A team of researchers followed more than 200 patients for up to three months after they were diagnosed with Covid-19 and found certain factors appeared to be associated with long Covid.

It is hoped that the findings might lead to further studies into ways to prevent or treat some cases of long Covid, which sufferers say can lead to physical and neurological symptoms that linger for months after their coronavirus infections have cleared.

According to the NHS, long Covid is when symptoms of coronavirus last for weeks or months after the infection has gone. Symptoms can be either mild or severe, and range from extreme tiredness and shortness of breath and chest pain to problems with memory and concentration, insomnia, and dizziness.

The study, published in the journal Cell, suggested that one of the commonalities was a high level of coronavirus RNA in patients’ blood in the early stages of their illness, which indicates a high viral load.

Another factor is the presence of certain antibodies that are found in autoimmune diseases, which attack the body’s immune system by mistake. A third is a history of Epstein-Barr virus, which affects many people when they are young and continues to live in the body.

The last factor was type 2 diabetes, the researchers said, although the researchers said that further studies may show that diabetes is just one of a number of medical conditions that may result in long Covid.

The study’s authors cautioned that their findings were exploratory and called for more research to be conducted into the matter.

Dr Jim Heath, principal investigator of the study and president of the Institute for Systems Biology, a biomedical research non-profit based in Seattle, told the New York Times that the research “stresses the importance of doing measurements early in the disease course to figure out how to treat patients”.
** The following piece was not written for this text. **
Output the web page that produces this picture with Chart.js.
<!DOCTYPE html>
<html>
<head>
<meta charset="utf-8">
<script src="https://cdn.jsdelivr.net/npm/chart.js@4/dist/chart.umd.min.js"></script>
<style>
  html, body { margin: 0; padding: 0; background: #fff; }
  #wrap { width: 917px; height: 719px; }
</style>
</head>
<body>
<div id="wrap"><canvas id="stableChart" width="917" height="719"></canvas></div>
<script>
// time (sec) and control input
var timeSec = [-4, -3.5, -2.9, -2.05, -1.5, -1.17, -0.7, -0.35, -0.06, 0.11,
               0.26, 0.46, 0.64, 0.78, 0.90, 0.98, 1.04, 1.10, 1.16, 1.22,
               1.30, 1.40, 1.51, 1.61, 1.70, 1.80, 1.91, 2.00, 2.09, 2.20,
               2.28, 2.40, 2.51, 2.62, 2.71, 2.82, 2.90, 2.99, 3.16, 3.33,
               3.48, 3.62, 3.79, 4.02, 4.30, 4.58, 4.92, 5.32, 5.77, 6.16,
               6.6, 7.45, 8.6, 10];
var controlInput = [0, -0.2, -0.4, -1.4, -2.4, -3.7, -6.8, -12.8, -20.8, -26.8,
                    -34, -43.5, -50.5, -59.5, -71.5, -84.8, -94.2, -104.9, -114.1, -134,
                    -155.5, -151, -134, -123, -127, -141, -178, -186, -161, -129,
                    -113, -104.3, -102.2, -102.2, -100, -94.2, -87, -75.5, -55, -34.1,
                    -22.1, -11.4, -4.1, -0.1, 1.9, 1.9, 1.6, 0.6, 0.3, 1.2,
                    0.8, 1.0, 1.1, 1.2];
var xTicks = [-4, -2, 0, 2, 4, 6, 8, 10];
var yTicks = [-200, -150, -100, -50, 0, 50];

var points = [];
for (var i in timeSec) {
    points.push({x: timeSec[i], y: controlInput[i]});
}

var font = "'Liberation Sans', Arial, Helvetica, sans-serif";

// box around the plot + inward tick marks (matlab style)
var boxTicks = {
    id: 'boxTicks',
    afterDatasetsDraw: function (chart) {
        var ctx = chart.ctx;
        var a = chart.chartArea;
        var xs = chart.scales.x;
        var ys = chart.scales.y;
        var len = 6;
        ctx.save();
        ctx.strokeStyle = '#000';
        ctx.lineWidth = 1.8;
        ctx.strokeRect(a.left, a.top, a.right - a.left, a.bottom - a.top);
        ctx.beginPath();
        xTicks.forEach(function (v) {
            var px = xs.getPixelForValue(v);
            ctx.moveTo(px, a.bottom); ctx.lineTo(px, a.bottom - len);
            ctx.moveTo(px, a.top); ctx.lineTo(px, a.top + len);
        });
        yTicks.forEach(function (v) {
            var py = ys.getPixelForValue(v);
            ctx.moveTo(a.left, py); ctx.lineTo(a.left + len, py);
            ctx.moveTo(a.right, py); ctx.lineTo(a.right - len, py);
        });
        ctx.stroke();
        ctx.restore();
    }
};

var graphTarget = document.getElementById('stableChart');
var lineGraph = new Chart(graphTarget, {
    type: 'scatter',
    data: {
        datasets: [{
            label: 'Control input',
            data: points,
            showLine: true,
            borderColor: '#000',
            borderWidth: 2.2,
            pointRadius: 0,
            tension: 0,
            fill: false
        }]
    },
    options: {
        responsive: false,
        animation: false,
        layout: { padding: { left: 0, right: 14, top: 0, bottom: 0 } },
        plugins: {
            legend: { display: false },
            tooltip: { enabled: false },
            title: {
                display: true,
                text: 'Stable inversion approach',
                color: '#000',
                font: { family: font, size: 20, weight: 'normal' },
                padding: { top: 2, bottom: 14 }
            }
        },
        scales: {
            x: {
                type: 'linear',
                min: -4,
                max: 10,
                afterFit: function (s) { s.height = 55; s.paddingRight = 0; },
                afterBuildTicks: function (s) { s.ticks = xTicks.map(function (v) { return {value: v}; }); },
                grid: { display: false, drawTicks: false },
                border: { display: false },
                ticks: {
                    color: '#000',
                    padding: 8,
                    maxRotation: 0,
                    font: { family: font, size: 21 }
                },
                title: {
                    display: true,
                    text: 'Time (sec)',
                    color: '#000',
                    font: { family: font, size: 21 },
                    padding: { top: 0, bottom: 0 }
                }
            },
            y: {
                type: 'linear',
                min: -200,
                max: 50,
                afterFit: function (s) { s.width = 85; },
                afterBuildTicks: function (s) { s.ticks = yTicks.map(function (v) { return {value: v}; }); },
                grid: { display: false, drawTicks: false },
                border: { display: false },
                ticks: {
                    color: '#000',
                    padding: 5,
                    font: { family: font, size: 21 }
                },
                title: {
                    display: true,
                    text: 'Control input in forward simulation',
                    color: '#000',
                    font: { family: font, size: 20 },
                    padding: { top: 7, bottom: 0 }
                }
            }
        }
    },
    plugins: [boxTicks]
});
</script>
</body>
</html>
“We did this analysis because we know patients will go to physicians and they’ll say that they’re tired all the time or whatever, and the physician just tells them to get more sleep,” he said, adding that this was “not very helpful”.

The study involved dozens of researchers from a number of institutions and surveyed patients who reported about 20 long Covid symptoms such as fatigue, brain fog and shortness of breath.
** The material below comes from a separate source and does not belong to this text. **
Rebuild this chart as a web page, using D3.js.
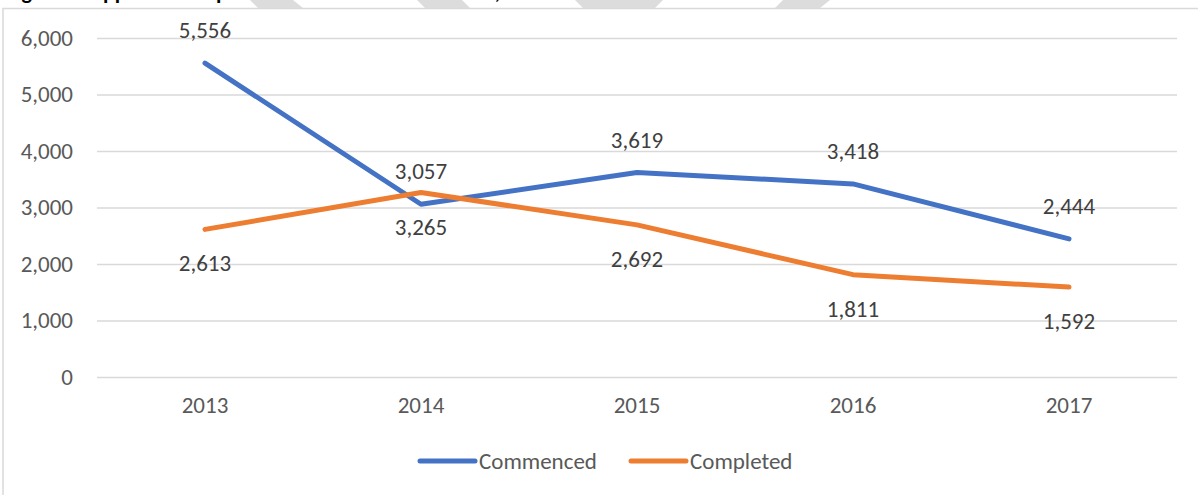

According to Dr Heath, 37 per cent of patients reported three or more symptoms within two or three months after becoming infected with coronavirus. Another 24 per cent had one or two symptoms, and 39 per cent had no lingering symptoms.
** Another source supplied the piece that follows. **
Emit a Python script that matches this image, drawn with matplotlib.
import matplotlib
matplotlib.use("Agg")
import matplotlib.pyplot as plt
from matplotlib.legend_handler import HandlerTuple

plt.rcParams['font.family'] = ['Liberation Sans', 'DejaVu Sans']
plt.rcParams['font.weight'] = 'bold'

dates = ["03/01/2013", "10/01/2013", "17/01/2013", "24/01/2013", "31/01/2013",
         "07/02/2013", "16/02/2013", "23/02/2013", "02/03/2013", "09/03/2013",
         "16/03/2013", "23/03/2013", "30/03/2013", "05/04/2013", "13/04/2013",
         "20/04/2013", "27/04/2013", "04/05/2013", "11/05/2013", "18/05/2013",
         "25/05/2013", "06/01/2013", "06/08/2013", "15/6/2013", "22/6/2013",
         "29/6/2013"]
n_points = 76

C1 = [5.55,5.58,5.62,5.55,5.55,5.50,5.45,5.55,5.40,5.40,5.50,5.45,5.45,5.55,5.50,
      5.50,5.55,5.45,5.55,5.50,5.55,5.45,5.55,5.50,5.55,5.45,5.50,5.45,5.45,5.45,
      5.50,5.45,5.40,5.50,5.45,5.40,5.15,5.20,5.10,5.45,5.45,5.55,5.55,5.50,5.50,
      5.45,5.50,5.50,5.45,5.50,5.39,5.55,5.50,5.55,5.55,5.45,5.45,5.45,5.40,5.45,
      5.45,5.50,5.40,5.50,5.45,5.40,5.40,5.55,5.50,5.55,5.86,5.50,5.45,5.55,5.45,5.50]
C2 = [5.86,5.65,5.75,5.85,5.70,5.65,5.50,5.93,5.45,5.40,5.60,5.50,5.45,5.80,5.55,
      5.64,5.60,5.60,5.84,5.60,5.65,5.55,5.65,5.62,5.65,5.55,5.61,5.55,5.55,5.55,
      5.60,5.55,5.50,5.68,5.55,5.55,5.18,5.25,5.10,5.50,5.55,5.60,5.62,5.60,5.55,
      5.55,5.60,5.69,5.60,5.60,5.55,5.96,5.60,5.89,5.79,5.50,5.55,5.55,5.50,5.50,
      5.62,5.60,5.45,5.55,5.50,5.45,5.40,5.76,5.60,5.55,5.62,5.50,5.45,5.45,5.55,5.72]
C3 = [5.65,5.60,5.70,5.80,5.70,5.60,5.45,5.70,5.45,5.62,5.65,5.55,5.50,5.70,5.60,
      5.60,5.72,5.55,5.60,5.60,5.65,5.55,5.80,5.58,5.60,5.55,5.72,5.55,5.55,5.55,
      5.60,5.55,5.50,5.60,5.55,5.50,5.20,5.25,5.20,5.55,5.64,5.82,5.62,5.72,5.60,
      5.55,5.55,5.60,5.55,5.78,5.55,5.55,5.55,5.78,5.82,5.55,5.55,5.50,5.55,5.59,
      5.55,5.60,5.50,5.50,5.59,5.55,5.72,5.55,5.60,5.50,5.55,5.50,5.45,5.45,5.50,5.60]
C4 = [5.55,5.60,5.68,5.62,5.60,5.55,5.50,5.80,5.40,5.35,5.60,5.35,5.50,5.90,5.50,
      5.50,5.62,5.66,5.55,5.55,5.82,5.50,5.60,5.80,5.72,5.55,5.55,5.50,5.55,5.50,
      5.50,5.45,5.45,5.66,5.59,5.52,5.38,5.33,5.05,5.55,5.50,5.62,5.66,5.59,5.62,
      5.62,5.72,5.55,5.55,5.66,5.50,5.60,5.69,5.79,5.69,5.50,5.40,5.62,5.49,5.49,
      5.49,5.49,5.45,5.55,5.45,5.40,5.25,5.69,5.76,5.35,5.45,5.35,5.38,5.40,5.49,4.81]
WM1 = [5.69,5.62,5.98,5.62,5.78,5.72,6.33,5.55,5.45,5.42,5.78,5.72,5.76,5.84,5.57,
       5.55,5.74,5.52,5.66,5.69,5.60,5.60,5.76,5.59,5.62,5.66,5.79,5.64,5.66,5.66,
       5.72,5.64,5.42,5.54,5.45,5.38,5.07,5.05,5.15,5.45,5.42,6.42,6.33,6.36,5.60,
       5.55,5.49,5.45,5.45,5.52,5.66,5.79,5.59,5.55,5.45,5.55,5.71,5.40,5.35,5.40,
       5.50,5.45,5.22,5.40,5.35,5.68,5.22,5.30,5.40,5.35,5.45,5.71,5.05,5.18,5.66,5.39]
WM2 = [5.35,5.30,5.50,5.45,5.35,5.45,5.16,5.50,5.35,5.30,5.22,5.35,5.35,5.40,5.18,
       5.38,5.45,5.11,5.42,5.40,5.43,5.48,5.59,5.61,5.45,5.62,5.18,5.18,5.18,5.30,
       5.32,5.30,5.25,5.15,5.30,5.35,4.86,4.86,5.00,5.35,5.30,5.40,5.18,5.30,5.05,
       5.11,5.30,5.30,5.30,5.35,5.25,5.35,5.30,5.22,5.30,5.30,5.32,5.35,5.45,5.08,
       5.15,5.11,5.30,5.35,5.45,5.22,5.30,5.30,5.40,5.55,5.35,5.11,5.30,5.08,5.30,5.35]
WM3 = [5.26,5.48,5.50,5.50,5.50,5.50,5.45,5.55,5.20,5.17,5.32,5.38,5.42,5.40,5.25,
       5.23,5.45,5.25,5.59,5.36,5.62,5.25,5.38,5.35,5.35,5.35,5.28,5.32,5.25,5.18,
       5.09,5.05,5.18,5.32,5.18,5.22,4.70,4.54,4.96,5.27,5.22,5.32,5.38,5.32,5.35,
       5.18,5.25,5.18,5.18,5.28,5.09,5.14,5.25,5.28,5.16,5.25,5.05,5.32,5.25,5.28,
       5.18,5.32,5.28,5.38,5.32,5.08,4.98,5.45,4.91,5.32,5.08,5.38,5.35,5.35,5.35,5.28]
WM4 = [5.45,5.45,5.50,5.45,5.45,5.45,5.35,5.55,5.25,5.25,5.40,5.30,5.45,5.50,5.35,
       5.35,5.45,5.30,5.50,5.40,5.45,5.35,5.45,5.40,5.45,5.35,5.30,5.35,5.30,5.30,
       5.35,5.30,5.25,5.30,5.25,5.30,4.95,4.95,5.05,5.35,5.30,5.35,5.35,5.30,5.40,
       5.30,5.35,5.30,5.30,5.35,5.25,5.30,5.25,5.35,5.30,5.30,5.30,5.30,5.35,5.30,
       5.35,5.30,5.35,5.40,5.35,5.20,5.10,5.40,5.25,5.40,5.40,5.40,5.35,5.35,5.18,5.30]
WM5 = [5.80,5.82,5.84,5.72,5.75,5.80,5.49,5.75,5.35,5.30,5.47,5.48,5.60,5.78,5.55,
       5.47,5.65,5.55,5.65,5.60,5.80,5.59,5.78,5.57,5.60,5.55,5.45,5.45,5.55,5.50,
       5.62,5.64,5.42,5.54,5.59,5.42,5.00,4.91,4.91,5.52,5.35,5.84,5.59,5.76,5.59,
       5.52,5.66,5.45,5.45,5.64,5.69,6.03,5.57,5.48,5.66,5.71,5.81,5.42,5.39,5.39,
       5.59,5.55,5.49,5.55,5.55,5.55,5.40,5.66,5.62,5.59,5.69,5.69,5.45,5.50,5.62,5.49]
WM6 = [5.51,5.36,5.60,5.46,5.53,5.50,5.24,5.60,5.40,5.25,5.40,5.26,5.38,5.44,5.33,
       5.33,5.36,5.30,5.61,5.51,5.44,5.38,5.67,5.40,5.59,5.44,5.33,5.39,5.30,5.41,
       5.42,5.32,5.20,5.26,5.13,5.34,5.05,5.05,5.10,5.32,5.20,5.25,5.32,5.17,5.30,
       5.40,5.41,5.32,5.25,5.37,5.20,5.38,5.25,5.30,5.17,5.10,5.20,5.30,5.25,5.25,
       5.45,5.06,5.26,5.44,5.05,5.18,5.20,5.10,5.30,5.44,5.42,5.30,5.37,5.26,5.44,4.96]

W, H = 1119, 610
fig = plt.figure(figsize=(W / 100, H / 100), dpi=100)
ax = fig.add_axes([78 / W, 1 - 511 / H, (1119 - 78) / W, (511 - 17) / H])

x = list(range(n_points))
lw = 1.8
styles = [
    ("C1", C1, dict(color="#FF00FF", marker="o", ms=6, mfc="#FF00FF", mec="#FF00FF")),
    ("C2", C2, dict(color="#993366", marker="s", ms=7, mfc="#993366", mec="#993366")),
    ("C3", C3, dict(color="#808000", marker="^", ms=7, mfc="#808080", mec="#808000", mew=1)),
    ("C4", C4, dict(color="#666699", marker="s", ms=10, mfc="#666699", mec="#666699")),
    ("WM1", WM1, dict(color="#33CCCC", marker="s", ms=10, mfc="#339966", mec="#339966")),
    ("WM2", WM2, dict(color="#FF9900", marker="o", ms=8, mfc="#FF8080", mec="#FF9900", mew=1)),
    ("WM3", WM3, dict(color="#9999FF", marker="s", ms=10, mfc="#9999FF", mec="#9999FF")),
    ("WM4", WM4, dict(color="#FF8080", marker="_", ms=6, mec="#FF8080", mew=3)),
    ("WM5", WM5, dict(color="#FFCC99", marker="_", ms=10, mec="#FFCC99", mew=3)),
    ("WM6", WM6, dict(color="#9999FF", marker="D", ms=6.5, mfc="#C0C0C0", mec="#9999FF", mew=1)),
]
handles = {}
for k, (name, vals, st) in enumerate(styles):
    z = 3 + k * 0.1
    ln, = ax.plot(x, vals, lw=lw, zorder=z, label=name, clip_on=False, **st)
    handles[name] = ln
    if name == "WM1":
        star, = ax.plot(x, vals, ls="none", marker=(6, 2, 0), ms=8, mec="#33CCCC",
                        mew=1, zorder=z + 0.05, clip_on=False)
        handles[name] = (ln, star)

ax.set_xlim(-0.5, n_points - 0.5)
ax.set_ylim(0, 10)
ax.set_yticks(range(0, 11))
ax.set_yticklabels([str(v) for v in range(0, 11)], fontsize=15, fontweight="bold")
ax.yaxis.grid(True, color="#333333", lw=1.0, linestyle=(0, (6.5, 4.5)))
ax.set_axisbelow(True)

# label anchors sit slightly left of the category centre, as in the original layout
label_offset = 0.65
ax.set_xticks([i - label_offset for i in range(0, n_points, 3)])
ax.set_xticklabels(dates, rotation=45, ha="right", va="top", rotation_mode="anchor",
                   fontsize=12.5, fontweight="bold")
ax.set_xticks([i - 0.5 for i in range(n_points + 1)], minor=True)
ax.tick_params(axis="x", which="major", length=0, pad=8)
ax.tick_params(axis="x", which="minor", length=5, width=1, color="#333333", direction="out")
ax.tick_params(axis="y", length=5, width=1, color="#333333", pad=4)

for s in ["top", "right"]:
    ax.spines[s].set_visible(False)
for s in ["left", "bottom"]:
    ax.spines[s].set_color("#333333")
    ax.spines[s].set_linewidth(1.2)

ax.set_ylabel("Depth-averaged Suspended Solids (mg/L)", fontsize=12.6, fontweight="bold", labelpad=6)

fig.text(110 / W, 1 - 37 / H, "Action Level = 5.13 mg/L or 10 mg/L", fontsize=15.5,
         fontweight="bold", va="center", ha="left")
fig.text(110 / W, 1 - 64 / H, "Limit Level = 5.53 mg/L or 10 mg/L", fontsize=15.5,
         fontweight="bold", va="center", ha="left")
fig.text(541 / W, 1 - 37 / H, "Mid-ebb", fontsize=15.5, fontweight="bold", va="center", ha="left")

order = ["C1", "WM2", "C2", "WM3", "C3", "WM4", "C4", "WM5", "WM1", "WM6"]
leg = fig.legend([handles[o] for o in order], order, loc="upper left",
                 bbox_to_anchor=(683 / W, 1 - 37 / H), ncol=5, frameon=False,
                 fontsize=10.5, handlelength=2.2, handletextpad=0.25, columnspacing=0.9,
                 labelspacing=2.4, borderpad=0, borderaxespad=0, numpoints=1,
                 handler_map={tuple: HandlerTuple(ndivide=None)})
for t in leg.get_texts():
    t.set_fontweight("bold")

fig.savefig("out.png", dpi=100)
Of those who reported three or more symptoms, 95 per cent were found to have one or more of the four health factors when they were first diagnosed with the virus.

The study comes as new research from the Office for National Statistics suggested that the risk of developing long Covid appears to be significantly reduced after vaccination.

A study of more than 6,000 people found that those who were fully vaccinated with Pfizer or Moderna were 41 per cent less likely to report persistent symptoms 12 weeks after testing positive for Covid.

The figure dropped to 37.7 per cent for people vaccinated with AstraZeneca.